If we take a biopsy of heart muscle tissue from a heart with takotsubo, we can use a microscope to see what happens to the cells. The huge rush of adrenaline and other stress hormones damages the specialised proteins inside the cells; these proteins act as machinery for the cells to contact and cause the heart to pup. Some studies have shown that the various parts of the muscle cells including the mitochondria (the parts of a cell that deliver power to that cell) are damaged. Takotsubo heart cells experience widespread damage, probably from a kind of internal overdose of adrenaline.

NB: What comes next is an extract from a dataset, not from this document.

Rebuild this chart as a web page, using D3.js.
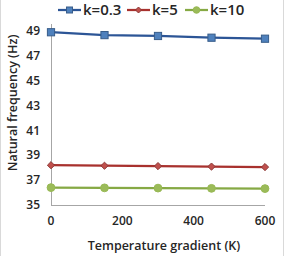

This is where the heart is pretty cool, but also pretty vulnerable. Heart muscle cells are amazing. To squeeze and pump, heart muscle cells need blood, which has glucose and oxygen for energy and electrolytes like calcium, potassium and sodium, to move in and out of the cell. The blood also takes away waste products such as carbon dioxide. Once you give the heart muscle cells the energy they need and remove the waste products they don’t, they contract and shorten. When you have a whole heart worth of muscle cells getting blood, you have a heart that pumps with every beat. However, take away this blood delivery and removal system, and the heart muscle cells go out to lunch. Take it away for long enough and those cells can die. With enough cardiac muscle damage you will have a heart that isn’t interested in pumping.

The weaker sex?
AS much as society may like to pin takotsubo on women because they’re perceived as more emotional, it’s probably not quite that straightforward. In fact, many other cellular processes, body signals and hormones are responsible here, and medical science is still trying to work them out. Factors such as the way the body handles fatty acids or glucose are at play. Fatty acids and glucose provide energy for cells to perform their basic processes, such as moving, making protein or even growing and dividing. In sick cells, such as in takotsubo, there could be a problem with the muscles cells’ ability to effectively use this energy source.

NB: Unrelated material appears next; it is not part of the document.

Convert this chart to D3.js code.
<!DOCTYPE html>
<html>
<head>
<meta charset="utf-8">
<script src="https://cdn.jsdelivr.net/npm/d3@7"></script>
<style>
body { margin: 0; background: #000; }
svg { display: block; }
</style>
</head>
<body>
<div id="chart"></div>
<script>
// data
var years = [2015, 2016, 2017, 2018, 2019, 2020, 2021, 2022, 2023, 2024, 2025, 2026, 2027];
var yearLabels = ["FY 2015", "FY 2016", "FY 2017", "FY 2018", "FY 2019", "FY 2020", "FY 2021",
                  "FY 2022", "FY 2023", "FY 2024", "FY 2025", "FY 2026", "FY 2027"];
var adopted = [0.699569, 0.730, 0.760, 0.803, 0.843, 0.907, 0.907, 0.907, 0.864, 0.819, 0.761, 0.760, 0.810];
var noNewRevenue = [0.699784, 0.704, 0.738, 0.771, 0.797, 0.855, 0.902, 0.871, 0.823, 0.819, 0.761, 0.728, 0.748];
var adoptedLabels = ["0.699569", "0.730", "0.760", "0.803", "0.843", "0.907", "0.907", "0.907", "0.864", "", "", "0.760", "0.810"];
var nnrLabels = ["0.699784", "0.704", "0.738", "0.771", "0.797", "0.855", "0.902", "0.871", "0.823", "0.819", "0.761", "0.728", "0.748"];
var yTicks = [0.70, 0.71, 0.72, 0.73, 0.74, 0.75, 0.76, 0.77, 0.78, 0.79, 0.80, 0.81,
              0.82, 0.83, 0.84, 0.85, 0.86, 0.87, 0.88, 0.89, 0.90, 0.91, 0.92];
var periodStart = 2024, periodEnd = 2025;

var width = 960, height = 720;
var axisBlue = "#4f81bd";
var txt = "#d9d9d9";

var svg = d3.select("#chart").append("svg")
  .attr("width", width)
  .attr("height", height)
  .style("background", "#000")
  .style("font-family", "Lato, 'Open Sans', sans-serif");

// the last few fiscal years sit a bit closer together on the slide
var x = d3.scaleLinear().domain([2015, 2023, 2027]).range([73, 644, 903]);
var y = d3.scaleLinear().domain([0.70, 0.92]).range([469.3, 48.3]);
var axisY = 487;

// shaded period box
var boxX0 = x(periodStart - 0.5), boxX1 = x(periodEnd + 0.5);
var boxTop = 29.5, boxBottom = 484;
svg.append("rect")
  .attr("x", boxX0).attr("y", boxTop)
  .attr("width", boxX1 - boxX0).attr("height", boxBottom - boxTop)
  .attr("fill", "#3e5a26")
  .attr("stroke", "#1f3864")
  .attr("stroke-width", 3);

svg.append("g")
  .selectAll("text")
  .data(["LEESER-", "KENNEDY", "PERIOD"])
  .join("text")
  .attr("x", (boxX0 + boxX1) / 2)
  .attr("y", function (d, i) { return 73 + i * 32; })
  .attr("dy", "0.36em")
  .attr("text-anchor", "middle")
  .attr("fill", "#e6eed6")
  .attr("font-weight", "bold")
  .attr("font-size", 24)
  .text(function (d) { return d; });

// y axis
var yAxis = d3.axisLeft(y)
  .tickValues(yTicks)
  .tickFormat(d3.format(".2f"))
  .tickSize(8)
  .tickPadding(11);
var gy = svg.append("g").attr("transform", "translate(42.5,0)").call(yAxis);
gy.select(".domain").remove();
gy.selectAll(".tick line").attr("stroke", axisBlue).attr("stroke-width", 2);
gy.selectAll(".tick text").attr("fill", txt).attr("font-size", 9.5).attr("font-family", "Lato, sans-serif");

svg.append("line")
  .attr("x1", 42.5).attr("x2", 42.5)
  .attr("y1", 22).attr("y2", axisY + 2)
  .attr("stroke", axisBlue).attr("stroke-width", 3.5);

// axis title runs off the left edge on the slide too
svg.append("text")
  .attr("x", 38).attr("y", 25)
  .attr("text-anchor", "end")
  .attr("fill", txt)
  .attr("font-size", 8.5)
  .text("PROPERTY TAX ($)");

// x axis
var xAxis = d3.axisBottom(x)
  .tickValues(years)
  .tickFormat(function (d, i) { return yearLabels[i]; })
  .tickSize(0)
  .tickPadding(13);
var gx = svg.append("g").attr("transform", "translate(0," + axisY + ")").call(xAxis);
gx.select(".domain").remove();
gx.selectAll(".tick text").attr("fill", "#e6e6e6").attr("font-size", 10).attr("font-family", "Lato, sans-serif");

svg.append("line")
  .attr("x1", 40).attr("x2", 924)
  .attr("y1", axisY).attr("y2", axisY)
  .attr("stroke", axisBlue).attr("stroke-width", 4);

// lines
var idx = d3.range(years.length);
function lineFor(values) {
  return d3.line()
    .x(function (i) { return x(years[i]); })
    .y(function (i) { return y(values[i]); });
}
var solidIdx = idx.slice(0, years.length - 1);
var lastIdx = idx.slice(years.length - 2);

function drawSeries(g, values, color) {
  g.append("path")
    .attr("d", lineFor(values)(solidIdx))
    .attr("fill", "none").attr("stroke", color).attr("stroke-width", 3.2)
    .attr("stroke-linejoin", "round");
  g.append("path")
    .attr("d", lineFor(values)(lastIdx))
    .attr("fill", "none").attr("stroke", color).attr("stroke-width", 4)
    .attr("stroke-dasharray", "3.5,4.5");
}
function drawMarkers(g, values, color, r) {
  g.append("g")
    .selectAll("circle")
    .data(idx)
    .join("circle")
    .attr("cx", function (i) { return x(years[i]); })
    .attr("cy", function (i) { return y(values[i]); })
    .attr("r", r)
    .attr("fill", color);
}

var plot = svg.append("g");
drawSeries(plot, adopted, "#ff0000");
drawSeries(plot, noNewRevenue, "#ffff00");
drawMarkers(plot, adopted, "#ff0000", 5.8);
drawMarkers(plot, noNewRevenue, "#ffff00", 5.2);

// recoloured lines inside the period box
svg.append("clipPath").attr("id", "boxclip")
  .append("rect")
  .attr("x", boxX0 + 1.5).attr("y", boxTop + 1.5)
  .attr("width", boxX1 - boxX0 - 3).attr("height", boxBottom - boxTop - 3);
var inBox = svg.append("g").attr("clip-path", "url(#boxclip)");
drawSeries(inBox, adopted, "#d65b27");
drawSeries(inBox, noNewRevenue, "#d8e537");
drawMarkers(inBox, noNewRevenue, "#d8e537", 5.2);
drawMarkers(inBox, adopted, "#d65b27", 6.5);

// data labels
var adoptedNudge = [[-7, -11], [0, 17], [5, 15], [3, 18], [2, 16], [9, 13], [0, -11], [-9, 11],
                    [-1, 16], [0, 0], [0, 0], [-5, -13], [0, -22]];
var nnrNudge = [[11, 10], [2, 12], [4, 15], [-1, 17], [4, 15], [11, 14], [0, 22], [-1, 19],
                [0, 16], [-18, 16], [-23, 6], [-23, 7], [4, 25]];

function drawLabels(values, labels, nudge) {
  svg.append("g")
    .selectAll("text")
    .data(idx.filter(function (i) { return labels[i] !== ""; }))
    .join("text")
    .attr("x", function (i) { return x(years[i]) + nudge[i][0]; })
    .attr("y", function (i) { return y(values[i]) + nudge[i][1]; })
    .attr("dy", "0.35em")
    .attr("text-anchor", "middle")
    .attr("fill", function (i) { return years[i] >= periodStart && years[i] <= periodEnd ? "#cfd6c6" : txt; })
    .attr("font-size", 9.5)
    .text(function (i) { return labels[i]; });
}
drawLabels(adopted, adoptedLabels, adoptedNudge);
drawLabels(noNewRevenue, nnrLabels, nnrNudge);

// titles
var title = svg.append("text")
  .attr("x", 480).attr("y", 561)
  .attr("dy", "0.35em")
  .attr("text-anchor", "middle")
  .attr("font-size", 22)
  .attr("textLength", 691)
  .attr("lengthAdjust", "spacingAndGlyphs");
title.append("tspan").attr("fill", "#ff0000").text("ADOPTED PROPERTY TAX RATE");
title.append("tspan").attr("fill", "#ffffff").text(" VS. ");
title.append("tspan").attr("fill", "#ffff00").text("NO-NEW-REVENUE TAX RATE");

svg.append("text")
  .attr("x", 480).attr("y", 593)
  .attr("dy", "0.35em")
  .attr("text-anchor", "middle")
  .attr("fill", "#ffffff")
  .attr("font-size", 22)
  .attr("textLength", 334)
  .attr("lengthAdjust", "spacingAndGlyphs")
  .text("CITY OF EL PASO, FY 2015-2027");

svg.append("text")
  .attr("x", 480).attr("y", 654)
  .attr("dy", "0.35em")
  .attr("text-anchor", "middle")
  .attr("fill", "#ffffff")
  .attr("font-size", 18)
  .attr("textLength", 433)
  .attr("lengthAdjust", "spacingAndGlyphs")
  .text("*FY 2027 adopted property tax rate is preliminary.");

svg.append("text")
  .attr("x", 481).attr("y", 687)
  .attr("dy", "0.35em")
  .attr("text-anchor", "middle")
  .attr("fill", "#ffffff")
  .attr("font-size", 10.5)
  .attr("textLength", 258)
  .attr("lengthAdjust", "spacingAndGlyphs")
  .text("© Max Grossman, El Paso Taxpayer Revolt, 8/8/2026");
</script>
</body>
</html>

Oestrogen protects the heart, so when oestrogen starts to decline in menopause, the heart may be more vulnerable, particularly the blood vessels of the heart, which can be extra reactive. This may account for the fact that women are afflicted by takotsubo more than men. But we don’t yet full understand why some people get this, or what level of stress will start the process.

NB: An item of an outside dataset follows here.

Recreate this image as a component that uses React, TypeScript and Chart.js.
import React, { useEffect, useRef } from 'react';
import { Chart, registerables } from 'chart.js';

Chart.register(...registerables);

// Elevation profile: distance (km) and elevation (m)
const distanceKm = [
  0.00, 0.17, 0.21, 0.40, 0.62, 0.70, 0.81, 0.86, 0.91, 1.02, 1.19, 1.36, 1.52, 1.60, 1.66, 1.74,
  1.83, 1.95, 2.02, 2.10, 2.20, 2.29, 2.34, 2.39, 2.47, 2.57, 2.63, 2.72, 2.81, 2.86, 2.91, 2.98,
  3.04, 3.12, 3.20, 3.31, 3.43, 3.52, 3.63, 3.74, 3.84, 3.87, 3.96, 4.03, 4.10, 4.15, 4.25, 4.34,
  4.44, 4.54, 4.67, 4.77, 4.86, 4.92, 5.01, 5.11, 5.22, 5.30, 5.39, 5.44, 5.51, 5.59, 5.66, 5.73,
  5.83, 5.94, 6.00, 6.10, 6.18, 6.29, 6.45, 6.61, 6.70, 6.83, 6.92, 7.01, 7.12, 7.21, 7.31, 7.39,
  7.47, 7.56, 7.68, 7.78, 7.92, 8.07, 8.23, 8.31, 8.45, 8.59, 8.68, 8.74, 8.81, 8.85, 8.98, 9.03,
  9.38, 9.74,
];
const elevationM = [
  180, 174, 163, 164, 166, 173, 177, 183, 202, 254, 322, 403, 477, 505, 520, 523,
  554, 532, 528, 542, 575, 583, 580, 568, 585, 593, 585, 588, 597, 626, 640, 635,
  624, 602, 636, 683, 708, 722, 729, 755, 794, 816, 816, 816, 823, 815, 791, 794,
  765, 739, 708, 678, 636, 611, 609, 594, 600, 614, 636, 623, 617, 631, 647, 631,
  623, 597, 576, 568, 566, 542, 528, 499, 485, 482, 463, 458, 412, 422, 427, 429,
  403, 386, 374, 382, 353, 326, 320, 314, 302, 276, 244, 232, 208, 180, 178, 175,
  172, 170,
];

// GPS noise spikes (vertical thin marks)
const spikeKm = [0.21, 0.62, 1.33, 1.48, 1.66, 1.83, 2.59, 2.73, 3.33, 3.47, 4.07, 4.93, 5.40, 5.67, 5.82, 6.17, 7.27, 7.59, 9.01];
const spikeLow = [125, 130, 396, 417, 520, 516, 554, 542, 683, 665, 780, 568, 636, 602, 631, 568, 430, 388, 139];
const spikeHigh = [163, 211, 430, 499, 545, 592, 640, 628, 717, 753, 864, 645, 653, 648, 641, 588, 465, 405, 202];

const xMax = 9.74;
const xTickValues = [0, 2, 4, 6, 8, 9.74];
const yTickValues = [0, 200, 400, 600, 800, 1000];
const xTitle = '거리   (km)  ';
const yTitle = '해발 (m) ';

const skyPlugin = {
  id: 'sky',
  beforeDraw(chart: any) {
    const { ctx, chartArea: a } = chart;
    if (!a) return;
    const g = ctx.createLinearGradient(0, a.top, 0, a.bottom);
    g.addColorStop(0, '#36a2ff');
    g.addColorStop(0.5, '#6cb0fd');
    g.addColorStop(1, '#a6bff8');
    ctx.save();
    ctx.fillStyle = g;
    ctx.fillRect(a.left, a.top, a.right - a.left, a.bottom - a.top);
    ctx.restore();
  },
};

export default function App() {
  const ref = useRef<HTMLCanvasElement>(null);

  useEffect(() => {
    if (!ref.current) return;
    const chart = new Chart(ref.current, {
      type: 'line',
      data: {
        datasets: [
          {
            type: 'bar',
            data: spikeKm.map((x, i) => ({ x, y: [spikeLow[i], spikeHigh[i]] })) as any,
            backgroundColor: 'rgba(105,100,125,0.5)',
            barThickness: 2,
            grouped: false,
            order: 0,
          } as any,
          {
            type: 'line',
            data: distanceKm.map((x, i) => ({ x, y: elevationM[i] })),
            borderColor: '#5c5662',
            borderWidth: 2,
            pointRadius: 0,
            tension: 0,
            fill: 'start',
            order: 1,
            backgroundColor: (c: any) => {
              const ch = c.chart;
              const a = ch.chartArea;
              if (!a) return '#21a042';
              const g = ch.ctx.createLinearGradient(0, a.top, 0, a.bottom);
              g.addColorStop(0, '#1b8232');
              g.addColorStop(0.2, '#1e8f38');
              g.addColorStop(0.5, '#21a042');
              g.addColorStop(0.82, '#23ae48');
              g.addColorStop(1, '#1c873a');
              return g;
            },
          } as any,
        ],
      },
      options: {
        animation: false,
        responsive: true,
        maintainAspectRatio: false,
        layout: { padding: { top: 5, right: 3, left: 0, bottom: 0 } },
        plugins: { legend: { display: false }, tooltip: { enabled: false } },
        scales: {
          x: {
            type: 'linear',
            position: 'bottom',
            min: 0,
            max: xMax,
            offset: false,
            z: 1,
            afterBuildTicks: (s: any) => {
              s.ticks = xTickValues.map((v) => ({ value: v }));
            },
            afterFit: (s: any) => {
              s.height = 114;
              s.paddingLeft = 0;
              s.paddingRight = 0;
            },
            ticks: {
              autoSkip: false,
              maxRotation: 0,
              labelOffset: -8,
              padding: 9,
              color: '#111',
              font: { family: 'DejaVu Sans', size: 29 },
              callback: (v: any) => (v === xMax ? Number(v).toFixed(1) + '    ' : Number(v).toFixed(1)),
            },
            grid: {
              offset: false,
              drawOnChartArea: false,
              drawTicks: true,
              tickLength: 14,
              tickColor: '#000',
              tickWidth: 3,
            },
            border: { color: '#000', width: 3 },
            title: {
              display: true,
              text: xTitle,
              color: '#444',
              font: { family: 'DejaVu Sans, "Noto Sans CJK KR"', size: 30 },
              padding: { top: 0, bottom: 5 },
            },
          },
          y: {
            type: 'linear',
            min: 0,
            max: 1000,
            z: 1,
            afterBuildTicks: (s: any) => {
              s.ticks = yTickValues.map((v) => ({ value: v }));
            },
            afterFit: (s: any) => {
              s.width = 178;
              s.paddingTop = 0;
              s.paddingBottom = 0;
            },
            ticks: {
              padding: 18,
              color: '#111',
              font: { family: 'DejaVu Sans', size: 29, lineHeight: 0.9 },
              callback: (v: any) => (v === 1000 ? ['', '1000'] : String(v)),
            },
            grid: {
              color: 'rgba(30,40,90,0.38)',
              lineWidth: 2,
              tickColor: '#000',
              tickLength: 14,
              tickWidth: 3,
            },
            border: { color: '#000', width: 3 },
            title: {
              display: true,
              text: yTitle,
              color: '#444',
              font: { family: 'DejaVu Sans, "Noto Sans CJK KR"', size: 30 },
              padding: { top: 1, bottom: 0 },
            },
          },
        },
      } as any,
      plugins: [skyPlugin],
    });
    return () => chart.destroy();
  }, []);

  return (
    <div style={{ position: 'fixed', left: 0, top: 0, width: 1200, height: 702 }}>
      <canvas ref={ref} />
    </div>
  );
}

A heart affected by takotsubo cardiomyopathy can get very sick. And that in turn can make its owner very sick. There’s no actual cure. We use treatments that are broadly termed “supportive care”; medicines that take the strain off the sick heart; medicines that oppose the ill effects of these adrenaline-type hormones; and medicines that relax blood vessels to make the heart’s job a little easier. Sicker patients might need medicines to help the heart pump or raise the blood pressure so that all the other vital organs receive blood. Most people with takotsubo make a perfectly fine recovery, as the heart recovers from the stress hormone storm. Some do not, and some even die of their broken heart.